I've been using photoshop for years, and never really handled files any bigger than about 200mb. But lately I've been handling file as big as 1.3gb, my computers been really slow at handling them, I just assumed that was normal because of the shear size. I have a mid 2007 iMac 2.4g with 2gb ram. (Leopard, CS3)

So I decided I'd look in the activity monitor to see how much CPU was being used when I cropped my massive image, and it was as little as 12%? But I saw that the Virtual Memory was up to about 2.5gb, and ram - 1.5gb.

It's dreadfully slow at cropping these images, and using the automate function in photoshop to merge panorama's.

So would upgrading the ram to 4gb make a large difference? Or is there another reason why 2.5gb of Virtual memory is being used?

Any suggestions would be fantastic!

Thanks!

Mark
 

Cromulent

macrumors 604
Oct 2, 2006
6,802
1,096
The Land of Hope and Glory
Hey, Sorry If I've posted in the wrong topic, but I hope someone can give me some advice.

I've been using photoshop for years, and never really handled files any bigger than about 200mb. But lately I've been handling file as big as 1.3gb, my computers been really slow at handling them, I just assumed that was normal because of the shear size. I have a mid 2007 iMac 2.4g with 2gb ram. (Leopard, CS3)

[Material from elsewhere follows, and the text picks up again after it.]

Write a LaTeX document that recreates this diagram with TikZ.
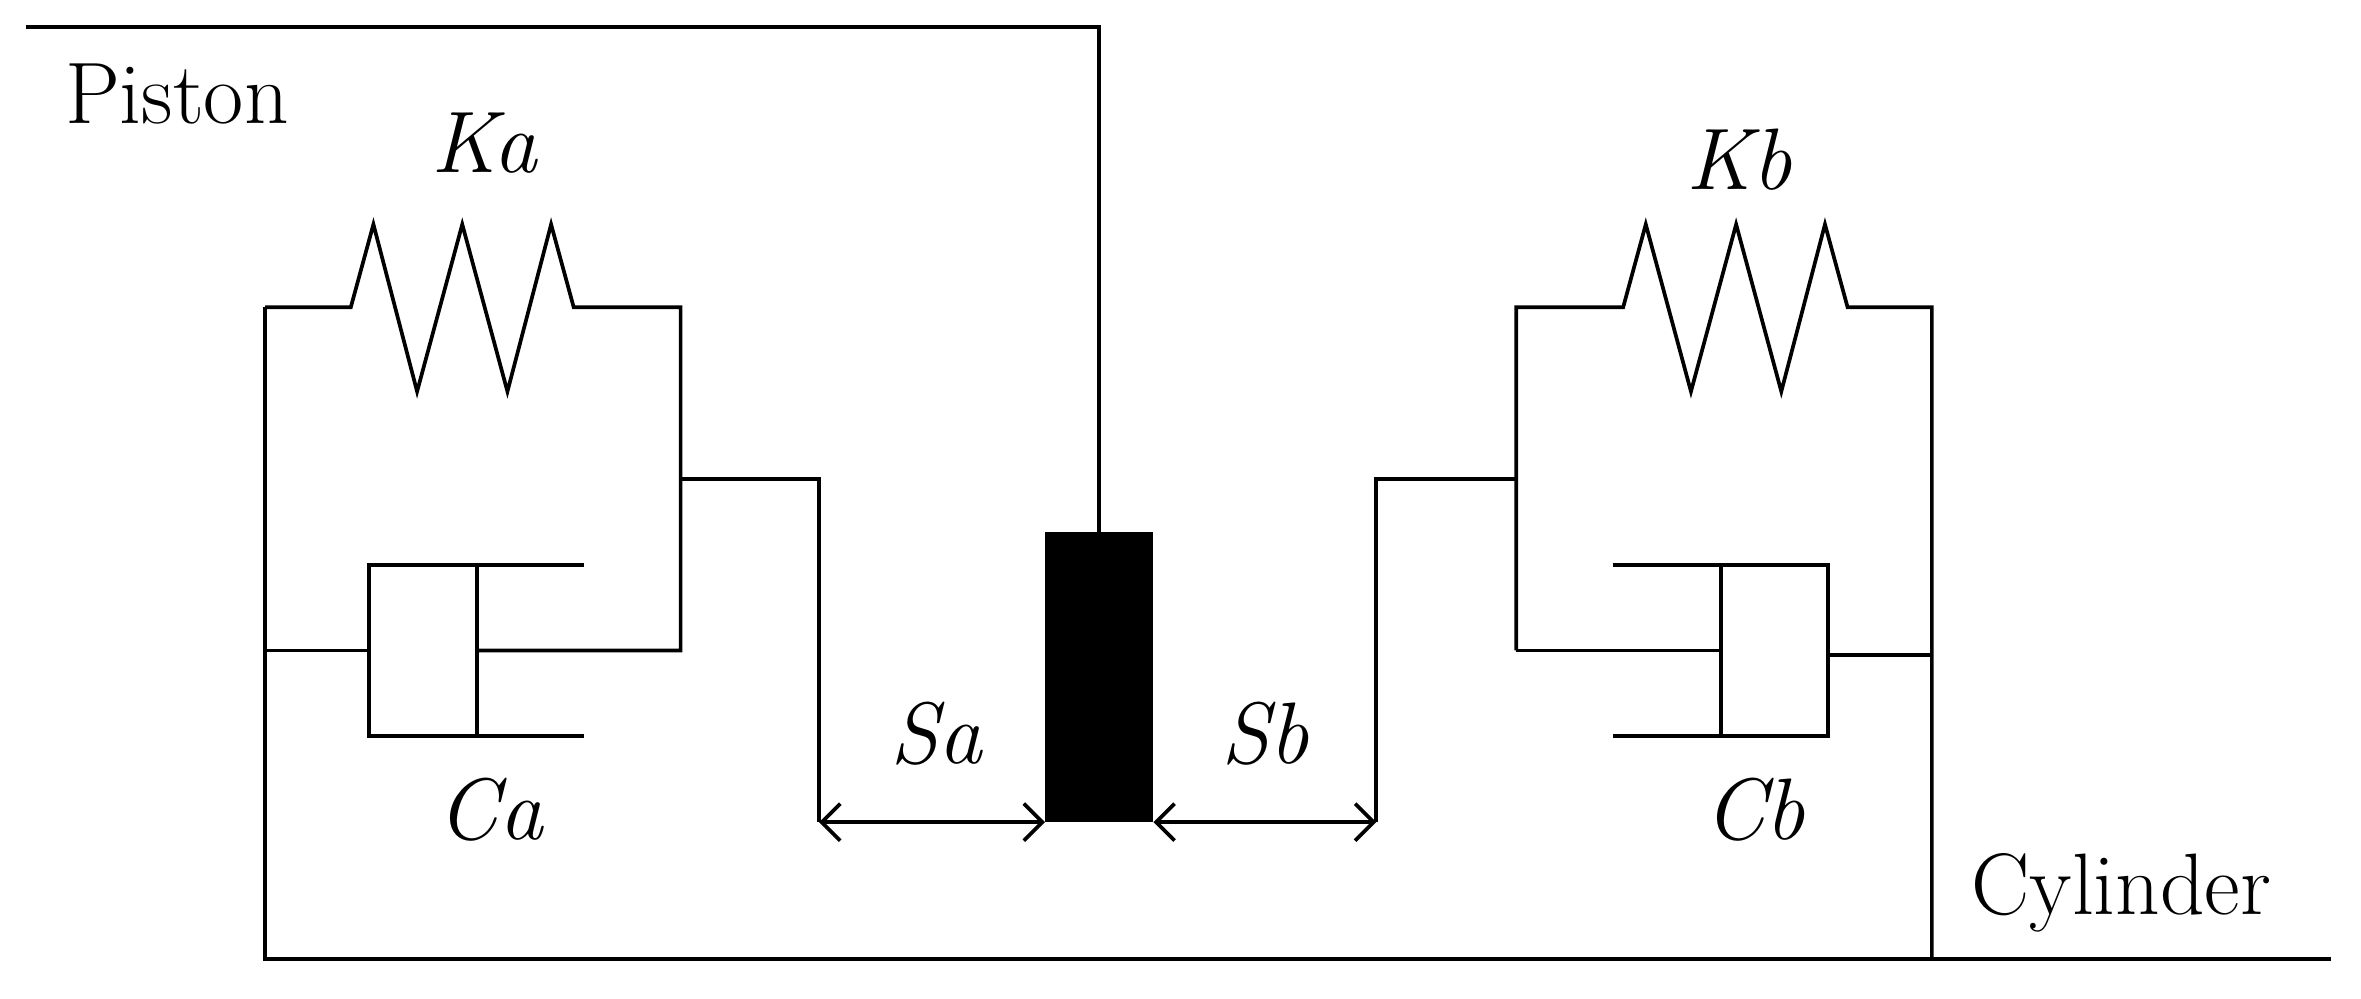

So I decided I'd look in the activity monitor to see how much CPU was being used when I cropped my massive image, and it was as little as 12%? But I saw that the Virtual Memory was up to about 2.5gb, and ram - 1.5gb.

It's dreadfully slow at cropping these images, and using the automate function in photoshop to merge panorama's.

So would upgrading the ram to 4gb make a large difference? Or is there another reason why 2.5gb of Virtual memory is being used?

Any suggestions would be fantastic!

Thanks!

Mark

First things first. Ignore the virtual memory reading in Activity Monitor, it is meaningless. Look at the page ins and page outs in the Memory tab at the bottom of the Activity Monitor window. If you have a lot of page outs then upgrade your RAM.

From the sounds of it though you definately need 4GBs of RAM at the very least.